§ WHAT THE TASK REQUIRES
Below is a listing to write out in full, exactly as given, without its pictures.

§ EXCERPTED DATA
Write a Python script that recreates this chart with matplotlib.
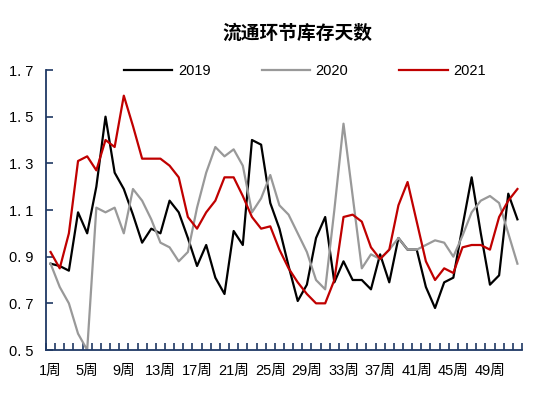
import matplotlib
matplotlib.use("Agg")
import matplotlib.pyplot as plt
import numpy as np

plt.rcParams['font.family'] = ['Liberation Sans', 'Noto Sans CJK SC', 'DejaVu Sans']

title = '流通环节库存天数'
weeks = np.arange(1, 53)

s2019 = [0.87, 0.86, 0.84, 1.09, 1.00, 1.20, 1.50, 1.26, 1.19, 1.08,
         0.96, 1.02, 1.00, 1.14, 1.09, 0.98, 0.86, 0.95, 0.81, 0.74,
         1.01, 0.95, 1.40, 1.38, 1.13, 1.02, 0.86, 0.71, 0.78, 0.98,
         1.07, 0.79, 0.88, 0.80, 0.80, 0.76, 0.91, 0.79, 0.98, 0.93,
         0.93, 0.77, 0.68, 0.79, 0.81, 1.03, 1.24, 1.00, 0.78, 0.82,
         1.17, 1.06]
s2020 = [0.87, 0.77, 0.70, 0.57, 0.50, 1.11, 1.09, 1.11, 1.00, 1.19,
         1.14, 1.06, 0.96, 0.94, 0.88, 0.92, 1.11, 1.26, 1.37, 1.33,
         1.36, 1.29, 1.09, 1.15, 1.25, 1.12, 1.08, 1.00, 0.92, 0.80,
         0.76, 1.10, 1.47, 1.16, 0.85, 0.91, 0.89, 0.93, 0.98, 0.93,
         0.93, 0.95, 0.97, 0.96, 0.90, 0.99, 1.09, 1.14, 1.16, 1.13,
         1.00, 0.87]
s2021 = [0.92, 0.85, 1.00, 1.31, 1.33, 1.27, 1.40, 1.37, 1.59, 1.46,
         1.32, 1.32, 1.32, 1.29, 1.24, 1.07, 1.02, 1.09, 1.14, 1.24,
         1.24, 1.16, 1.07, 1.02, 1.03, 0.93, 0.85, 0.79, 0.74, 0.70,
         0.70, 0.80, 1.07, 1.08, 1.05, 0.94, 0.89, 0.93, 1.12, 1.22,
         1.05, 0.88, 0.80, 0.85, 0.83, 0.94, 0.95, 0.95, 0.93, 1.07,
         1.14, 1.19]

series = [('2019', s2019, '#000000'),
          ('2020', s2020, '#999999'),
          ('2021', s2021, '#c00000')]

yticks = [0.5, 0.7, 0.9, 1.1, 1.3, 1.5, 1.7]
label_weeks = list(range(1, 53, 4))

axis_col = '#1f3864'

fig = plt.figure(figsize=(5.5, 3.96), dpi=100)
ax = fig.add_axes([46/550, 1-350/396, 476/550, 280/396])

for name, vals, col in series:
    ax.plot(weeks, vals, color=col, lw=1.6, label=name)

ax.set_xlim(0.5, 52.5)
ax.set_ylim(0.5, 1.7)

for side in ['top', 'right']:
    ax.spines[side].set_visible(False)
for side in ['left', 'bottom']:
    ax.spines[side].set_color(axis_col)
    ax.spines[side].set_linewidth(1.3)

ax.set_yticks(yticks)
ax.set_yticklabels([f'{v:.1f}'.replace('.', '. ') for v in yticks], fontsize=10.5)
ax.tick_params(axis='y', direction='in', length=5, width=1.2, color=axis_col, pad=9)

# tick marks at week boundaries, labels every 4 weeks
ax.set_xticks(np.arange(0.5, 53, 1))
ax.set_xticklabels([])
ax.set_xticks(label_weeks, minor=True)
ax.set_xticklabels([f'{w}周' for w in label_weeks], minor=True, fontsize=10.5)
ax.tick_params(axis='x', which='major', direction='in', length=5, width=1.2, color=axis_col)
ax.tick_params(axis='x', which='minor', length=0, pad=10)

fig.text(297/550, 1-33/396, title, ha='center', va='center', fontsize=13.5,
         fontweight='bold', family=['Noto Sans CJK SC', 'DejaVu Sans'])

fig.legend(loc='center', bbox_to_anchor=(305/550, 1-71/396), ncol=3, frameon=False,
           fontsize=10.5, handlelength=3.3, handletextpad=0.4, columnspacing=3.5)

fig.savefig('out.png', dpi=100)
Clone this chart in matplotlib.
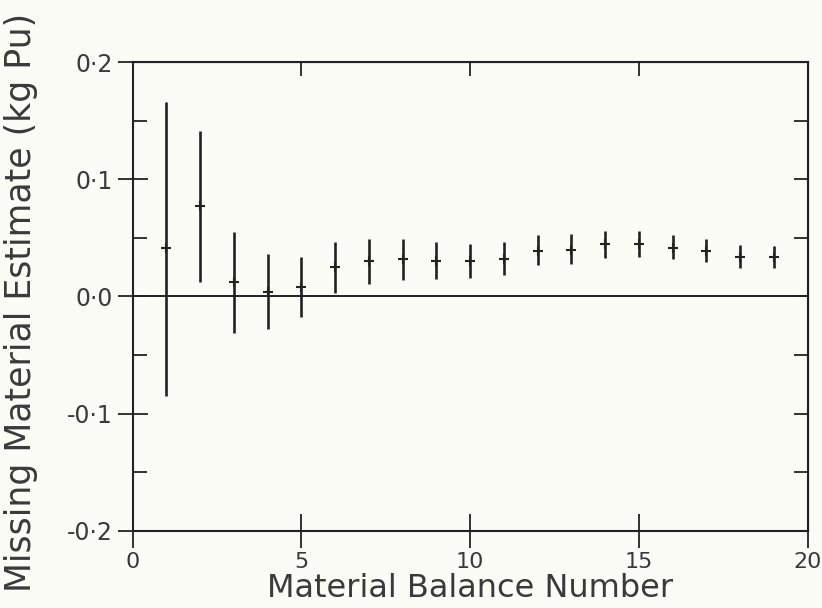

§ RESPONSE
Write a Python script that recreates this chart with matplotlib.
import matplotlib
matplotlib.use("Agg")
import matplotlib.pyplot as plt
import numpy as np

plt.rcParams['font.family'] = ['Liberation Sans', 'Noto Sans CJK SC', 'DejaVu Sans']

title = '流通环节库存天数'
weeks = np.arange(1, 53)

s2019 = [0.87, 0.86, 0.84, 1.09, 1.00, 1.20, 1.50, 1.26, 1.19, 1.08,
         0.96, 1.02, 1.00, 1.14, 1.09, 0.98, 0.86, 0.95, 0.81, 0.74,
         1.01, 0.95, 1.40, 1.38, 1.13, 1.02, 0.86, 0.71, 0.78, 0.98,
         1.07, 0.79, 0.88, 0.80, 0.80, 0.76, 0.91, 0.79, 0.98, 0.93,
         0.93, 0.77, 0.68, 0.79, 0.81, 1.03, 1.24, 1.00, 0.78, 0.82,
         1.17, 1.06]
s2020 = [0.87, 0.77, 0.70, 0.57, 0.50, 1.11, 1.09, 1.11, 1.00, 1.19,
         1.14, 1.06, 0.96, 0.94, 0.88, 0.92, 1.11, 1.26, 1.37, 1.33,
         1.36, 1.29, 1.09, 1.15, 1.25, 1.12, 1.08, 1.00, 0.92, 0.80,
         0.76, 1.10, 1.47, 1.16, 0.85, 0.91, 0.89, 0.93, 0.98, 0.93,
         0.93, 0.95, 0.97, 0.96, 0.90, 0.99, 1.09, 1.14, 1.16, 1.13,
         1.00, 0.87]
s2021 = [0.92, 0.85, 1.00, 1.31, 1.33, 1.27, 1.40, 1.37, 1.59, 1.46,
         1.32, 1.32, 1.32, 1.29, 1.24, 1.07, 1.02, 1.09, 1.14, 1.24,
         1.24, 1.16, 1.07, 1.02, 1.03, 0.93, 0.85, 0.79, 0.74, 0.70,
         0.70, 0.80, 1.07, 1.08, 1.05, 0.94, 0.89, 0.93, 1.12, 1.22,
         1.05, 0.88, 0.80, 0.85, 0.83, 0.94, 0.95, 0.95, 0.93, 1.07,
         1.14, 1.19]

series = [('2019', s2019, '#000000'),
          ('2020', s2020, '#999999'),
          ('2021', s2021, '#c00000')]

yticks = [0.5, 0.7, 0.9, 1.1, 1.3, 1.5, 1.7]
label_weeks = list(range(1, 53, 4))

axis_col = '#1f3864'

fig = plt.figure(figsize=(5.5, 3.96), dpi=100)
ax = fig.add_axes([46/550, 1-350/396, 476/550, 280/396])

for name, vals, col in series:
    ax.plot(weeks, vals, color=col, lw=1.6, label=name)

ax.set_xlim(0.5, 52.5)
ax.set_ylim(0.5, 1.7)

for side in ['top', 'right']:
    ax.spines[side].set_visible(False)
for side in ['left', 'bottom']:
    ax.spines[side].set_color(axis_col)
    ax.spines[side].set_linewidth(1.3)

ax.set_yticks(yticks)
ax.set_yticklabels([f'{v:.1f}'.replace('.', '. ') for v in yticks], fontsize=10.5)
ax.tick_params(axis='y', direction='in', length=5, width=1.2, color=axis_col, pad=9)

# tick marks at week boundaries, labels every 4 weeks
ax.set_xticks(np.arange(0.5, 53, 1))
ax.set_xticklabels([])
ax.set_xticks(label_weeks, minor=True)
ax.set_xticklabels([f'{w}周' for w in label_weeks], minor=True, fontsize=10.5)
ax.tick_params(axis='x', which='major', direction='in', length=5, width=1.2, color=axis_col)
ax.tick_params(axis='x', which='minor', length=0, pad=10)

fig.text(297/550, 1-33/396, title, ha='center', va='center', fontsize=13.5,
         fontweight='bold', family=['Noto Sans CJK SC', 'DejaVu Sans'])

fig.legend(loc='center', bbox_to_anchor=(305/550, 1-71/396), ncol=3, frameon=False,
           fontsize=10.5, handlelength=3.3, handletextpad=0.4, columnspacing=3.5)

fig.savefig('out.png', dpi=100)
Clone this chart in matplotlib.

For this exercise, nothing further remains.